What you should do: Extract only the first line of the listing and every line after it up to and including the one with "ax.set_axisbelow(True)". Omit the pictures.

Material provided:
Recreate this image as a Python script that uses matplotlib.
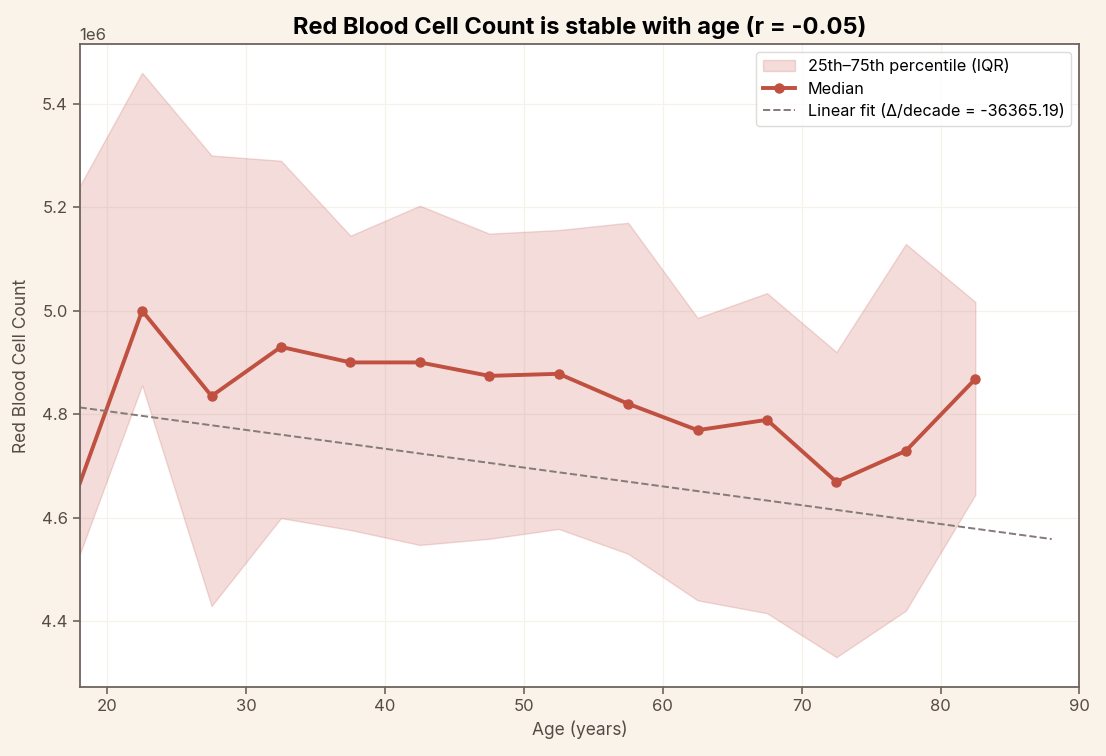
import numpy as np
import matplotlib
matplotlib.use("Agg")
import matplotlib.pyplot as plt

# age bin midpoints
age_mid = [17.5, 22.5, 27.5, 32.5, 37.5, 42.5, 47.5, 52.5, 57.5, 62.5, 67.5, 72.5, 77.5, 82.5]
# values in millions (scaled to 1e6 below)
rbc_median = [4.628, 5.00, 4.835, 4.93, 4.90, 4.90, 4.874, 4.878, 4.82, 4.769, 4.789, 4.669, 4.729, 4.868]
rbc_q75 = [5.216, 5.46, 5.30, 5.29, 5.145, 5.203, 5.149, 5.156, 5.17, 4.986, 5.034, 4.92, 5.129, 5.017]
rbc_q25 = [4.492, 4.856, 4.429, 4.599, 4.576, 4.547, 4.559, 4.578, 4.53, 4.44, 4.415, 4.33, 4.42, 4.644]

# linear fit on raw data
fit_age_range = [18, 88]
fit_slope_decade = -36365.19
fit_at_18 = 4.813e6
r_value = -0.05

plt.rcParams['font.family'] = ['Inter', 'DejaVu Sans']

bg = "#FAF3E9"
red = "#C0503F"
txt = "#564c47"

fig, ax = plt.subplots(figsize=(11.06, 7.56), dpi=100)
fig.patch.set_facecolor(bg)
ax.set_facecolor("white")

x = np.array(age_mid)
med = np.array(rbc_median) * 1e6
lo = np.array(rbc_q25) * 1e6
hi = np.array(rbc_q75) * 1e6

ax.fill_between(x, lo, hi, color="#C4534A", alpha=0.2, edgecolor="#C4534A", linewidth=1,
                label="25th\u201375th percentile (IQR)")
ax.plot(x, med, color=red, linewidth=2.8, marker="o", markersize=6.5, label="Median")

fx = np.array(fit_age_range, dtype=float)
fy = fit_at_18 + fit_slope_decade / 10 * (fx - fit_age_range[0])
ax.plot(fx, fy, linestyle="--", color="#857a77", linewidth=1.4,
        label=f"Linear fit (\u0394/decade = {fit_slope_decade:.2f})")

ax.set_xlim(18, 90)
ax.set_ylim(4.272e6, 5.516e6)
ax.set_yticks(np.arange(4.4e6, 5.41e6, 0.2e6))
ax.grid(True, color="#f6f1ea", linewidth=0.9)
ax.set_axisbelow(True)

for s in ax.spines.values():
    s.set_color("#6e625d")
    s.set_linewidth(1.3)
ax.tick_params(colors="#6e625d", labelcolor=txt, labelsize=12, length=5, width=1.2)
ax.yaxis.get_offset_text().set_color(txt)
ax.yaxis.get_offset_text().set_fontsize(12)

ax.set_xlabel("Age (years)", fontsize=12.5, color=txt, labelpad=5)
ax.set_ylabel("Red Blood Cell Count", fontsize=12.5, color=txt, labelpad=8)
ax.set_title(f"Red Blood Cell Count is stable with age (r = {r_value:.2f})",
             fontsize=17, fontweight="bold", color="black", pad=7)

leg = ax.legend(loc="upper right", fontsize=11.7, frameon=True, fancybox=True,
                labelspacing=0.45)
leg.get_frame().set_edgecolor("#d8d2cc")
leg.get_frame().set_linewidth(1)

fig.subplots_adjust(left=0.072, right=0.976, top=0.942, bottom=0.091)
fig.savefig("out.png", dpi=100, facecolor=bg)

Result of this task:
Recreate this image as a Python script that uses matplotlib.
import numpy as np
import matplotlib
matplotlib.use("Agg")
import matplotlib.pyplot as plt

# age bin midpoints
age_mid = [17.5, 22.5, 27.5, 32.5, 37.5, 42.5, 47.5, 52.5, 57.5, 62.5, 67.5, 72.5, 77.5, 82.5]
# values in millions (scaled to 1e6 below)
rbc_median = [4.628, 5.00, 4.835, 4.93, 4.90, 4.90, 4.874, 4.878, 4.82, 4.769, 4.789, 4.669, 4.729, 4.868]
rbc_q75 = [5.216, 5.46, 5.30, 5.29, 5.145, 5.203, 5.149, 5.156, 5.17, 4.986, 5.034, 4.92, 5.129, 5.017]
rbc_q25 = [4.492, 4.856, 4.429, 4.599, 4.576, 4.547, 4.559, 4.578, 4.53, 4.44, 4.415, 4.33, 4.42, 4.644]

# linear fit on raw data
fit_age_range = [18, 88]
fit_slope_decade = -36365.19
fit_at_18 = 4.813e6
r_value = -0.05

plt.rcParams['font.family'] = ['Inter', 'DejaVu Sans']

bg = "#FAF3E9"
red = "#C0503F"
txt = "#564c47"

fig, ax = plt.subplots(figsize=(11.06, 7.56), dpi=100)
fig.patch.set_facecolor(bg)
ax.set_facecolor("white")

x = np.array(age_mid)
med = np.array(rbc_median) * 1e6
lo = np.array(rbc_q25) * 1e6
hi = np.array(rbc_q75) * 1e6

ax.fill_between(x, lo, hi, color="#C4534A", alpha=0.2, edgecolor="#C4534A", linewidth=1,
                label="25th\u201375th percentile (IQR)")
ax.plot(x, med, color=red, linewidth=2.8, marker="o", markersize=6.5, label="Median")

fx = np.array(fit_age_range, dtype=float)
fy = fit_at_18 + fit_slope_decade / 10 * (fx - fit_age_range[0])
ax.plot(fx, fy, linestyle="--", color="#857a77", linewidth=1.4,
        label=f"Linear fit (\u0394/decade = {fit_slope_decade:.2f})")

ax.set_xlim(18, 90)
ax.set_ylim(4.272e6, 5.516e6)
ax.set_yticks(np.arange(4.4e6, 5.41e6, 0.2e6))
ax.grid(True, color="#f6f1ea", linewidth=0.9)
ax.set_axisbelow(True)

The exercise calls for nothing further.